— Begin —

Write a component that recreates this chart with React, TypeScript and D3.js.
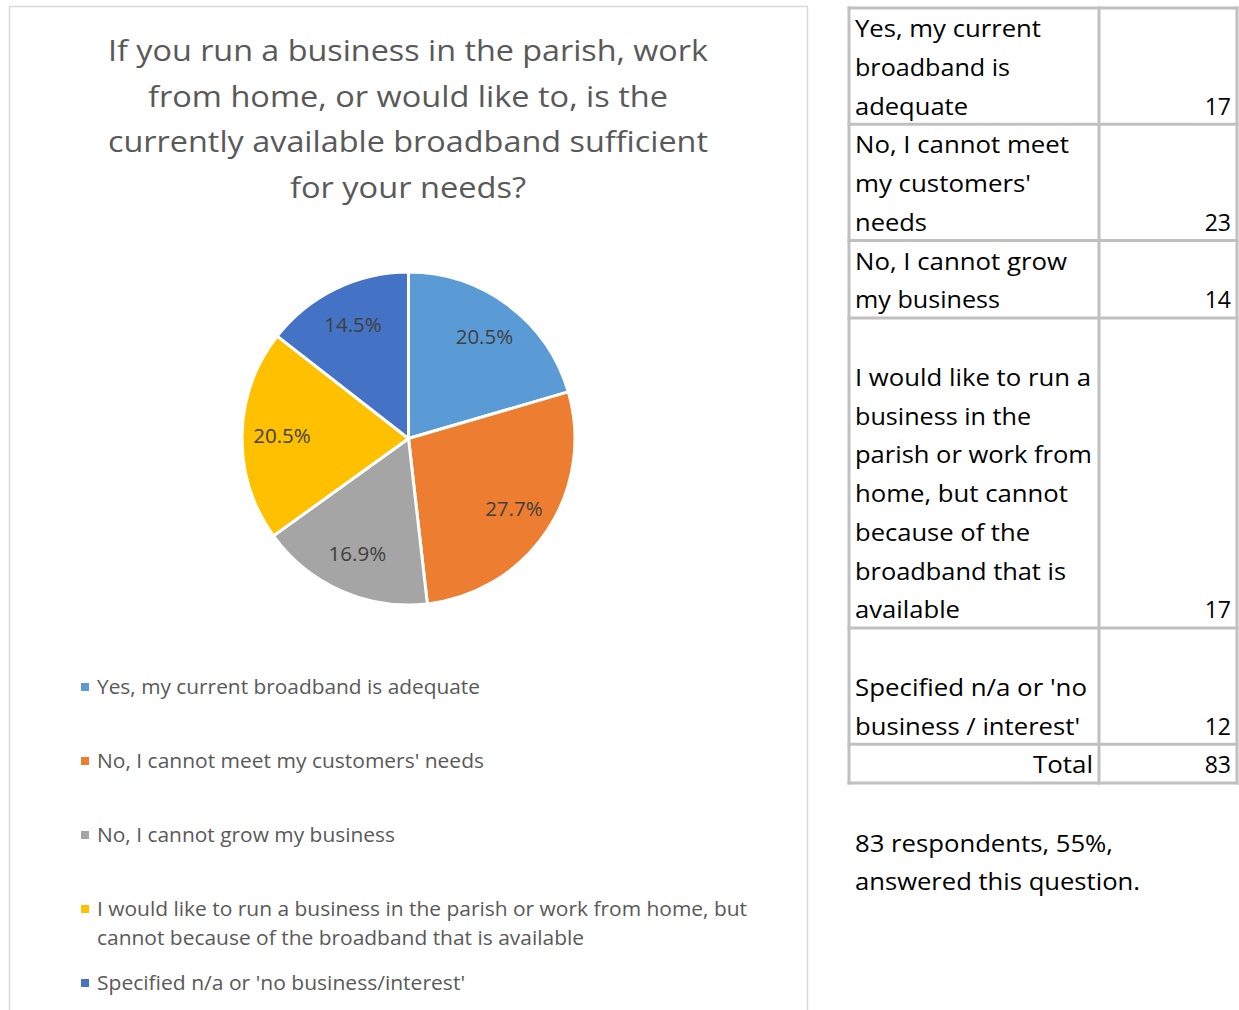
import React from "react";
import * as d3 from "d3";

// ---------- data ----------
const categories = [
  "Yes, my current broadband is adequate",
  "No, I cannot meet my customers' needs",
  "No, I cannot grow my business",
  "I would like to run a business in the parish or work from home, but cannot because of the broadband that is available",
  "Specified n/a or 'no business/interest'",
];
const counts = [17, 23, 14, 17, 12];
const sliceColors = ["#5B9BD5", "#ED7D31", "#A5A5A5", "#FFC000", "#4472C4"];
const titleLines = [
  "If you run a business in the parish, work",
  "from home, or would like to, is the",
  "currently available broadband sufficient",
  "for your needs?",
];
const legendLines = [
  ["Yes, my current broadband is adequate"],
  ["No, I cannot meet my customers' needs"],
  ["No, I cannot grow my business"],
  ["I would like to run a business in the parish or work from home, but", "cannot because of the broadband that is available"],
  ["Specified n/a or 'no business/interest'"],
];
const tableLines = [
  ["Yes, my current", "broadband is", "adequate"],
  ["No, I cannot meet", "my customers'", "needs"],
  ["No, I cannot grow", "my business"],
  ["", "I would like to run a", "business in the", "parish or work from", "home, but cannot", "because of the", "broadband that is", "available"],
  ["", "Specified n/a or 'no", "business / interest'"],
];
const totalLabel = "Total";
const footnoteLines = ["83 respondents, 55%,", "answered this question."];

// ---------- layout ----------
const FONT = "'Open Sans', 'Noto Sans', sans-serif";
const titleWidths = [600, 520, 600, 236];
const titleBaselines = [61, 107, 152, 198];
const legendWidths = [[383], [387], [298], [650, 487], [368]];
const legendCenters = [687, 761, 835, 909, 983];
const tableWidths = [
  [186, 155, 113],
  [214, 176, 72],
  [212, 145],
  [0, 236, 176, 237, 213, 175, 211, 105],
  [0, 232, 225],
];
const footWidths = [258, 285];

export default function App() {
  const cx = 408.5;
  const cy = 438.5;
  const R = 166.5;
  const total = d3.sum(counts);
  const pie = d3.pie<number>().sort(null).value((d) => d);
  const arcs = pie(counts);
  const arc = d3.arc<d3.PieArcDatum<number>>().innerRadius(0).outerRadius(R);
  const labelArc = d3.arc<d3.PieArcDatum<number>>().innerRadius(R * 0.76).outerRadius(R * 0.76);
  const pct = d3.format(".1%");

  // table geometry
  const lineH = 38.75;
  const tableTop = 8;
  const rowTops: number[] = [];
  let y = tableTop;
  tableLines.forEach((rows) => {
    rowTops.push(y);
    y += rows.length * lineH;
  });
  const totalTop = y;
  const tableBottom = y + lineH;
  const colX = [849, 1099, 1237];
  const hLines = [...rowTops, totalTop, tableBottom];

  return (
    <svg
      width={1239}
      height={1010}
      style={{ position: "absolute", left: 0, top: 0, background: "#fff" }}
      fontFamily={FONT}
    >
      {/* chart frame */}
      <rect x={9.5} y={6.5} width={798} height={1030} fill="#fff" stroke="#D9D9D9" strokeWidth={1.5} />

      {/* title */}
      {titleLines.map((t, i) => (
        <text
          key={i}
          x={408}
          y={titleBaselines[i]}
          textAnchor="middle"
          fontSize={30}
          fill="#595959"
          textLength={titleWidths[i]}
          lengthAdjust="spacingAndGlyphs"
        >
          {t}
        </text>
      ))}

      {/* pie */}
      <g transform={`translate(${cx},${cy})`}>
        {arcs.map((a, i) => (
          <path key={i} d={arc(a) || ""} fill={sliceColors[i]} stroke="#fff" strokeWidth={3} strokeLinejoin="round" />
        ))}
        {arcs.map((a, i) => {
          const [lx, ly] = labelArc.centroid(a);
          return (
            <text key={i} x={lx} y={ly} dy="0.35em" textAnchor="middle" fontSize={20.5} fill="#404040">
              {pct(a.data / total)}
            </text>
          );
        })}
      </g>

      {/* legend */}
      {categories.map((c, i) => (
        <g key={i}>
          <rect x={81} y={legendCenters[i] - 4} width={8} height={8} fill={sliceColors[i]} />
          {legendLines[i].map((l, j) => (
            <text
              key={j}
              x={97}
              y={legendCenters[i] + 7 + j * 29}
              fontSize={19.5}
              fill="#595959"
              textLength={legendWidths[i][j]}
              lengthAdjust="spacingAndGlyphs"
            >
              {l}
            </text>
          ))}
        </g>
      ))}

      {/* table */}
      <g>
        {hLines.map((hy, i) => (
          <line key={"h" + i} x1={colX[0] - 1.5} x2={colX[2] + 1.5} y1={hy} y2={hy} stroke="#C0C0C0" strokeWidth={3} />
        ))}
        {colX.map((vx, i) => (
          <line key={"v" + i} x1={vx} x2={vx} y1={tableTop - 1.5} y2={tableBottom + 1.5} stroke="#C0C0C0" strokeWidth={3} />
        ))}
        {tableLines.map((rows, r) => (
          <g key={r}>
            {rows.map((l, j) =>
              l ? (
                <text
                  key={j}
                  x={855}
                  y={rowTops[r] + 29 + j * lineH}
                  fontSize={23}
                  fill="#000"
                  textLength={tableWidths[r][j]}
                  lengthAdjust="spacingAndGlyphs"
                >
                  {l}
                </text>
              ) : null
            )}
            <text x={1231} y={rowTops[r] + 29 + (rows.length - 1) * lineH} fontSize={23} textAnchor="end" fill="#000">
              {counts[r]}
            </text>
          </g>
        ))}
        <text x={1093} y={totalTop + 29} fontSize={23} textAnchor="end" fill="#000" textLength={60} lengthAdjust="spacingAndGlyphs">
          {totalLabel}
        </text>
        <text x={1231} y={totalTop + 29} fontSize={23} textAnchor="end" fill="#000">
          {total}
        </text>
      </g>

      {/* footnote */}
      {footnoteLines.map((l, i) => (
        <text
          key={i}
          x={855}
          y={852 + i * 38}
          fontSize={23}
          fill="#000"
          textLength={footWidths[i]}
          lengthAdjust="spacingAndGlyphs"
        >
          {l}
        </text>
      ))}
    </svg>
  );
}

— End —

YOUR TASK:
Write out nothing but the lines from the start of the data through the line with "import * as". Leave out the pictures.

FINISHED EXERCISE:
Write a component that recreates this chart with React, TypeScript and D3.js.
import React from "react";
import * as d3 from "d3";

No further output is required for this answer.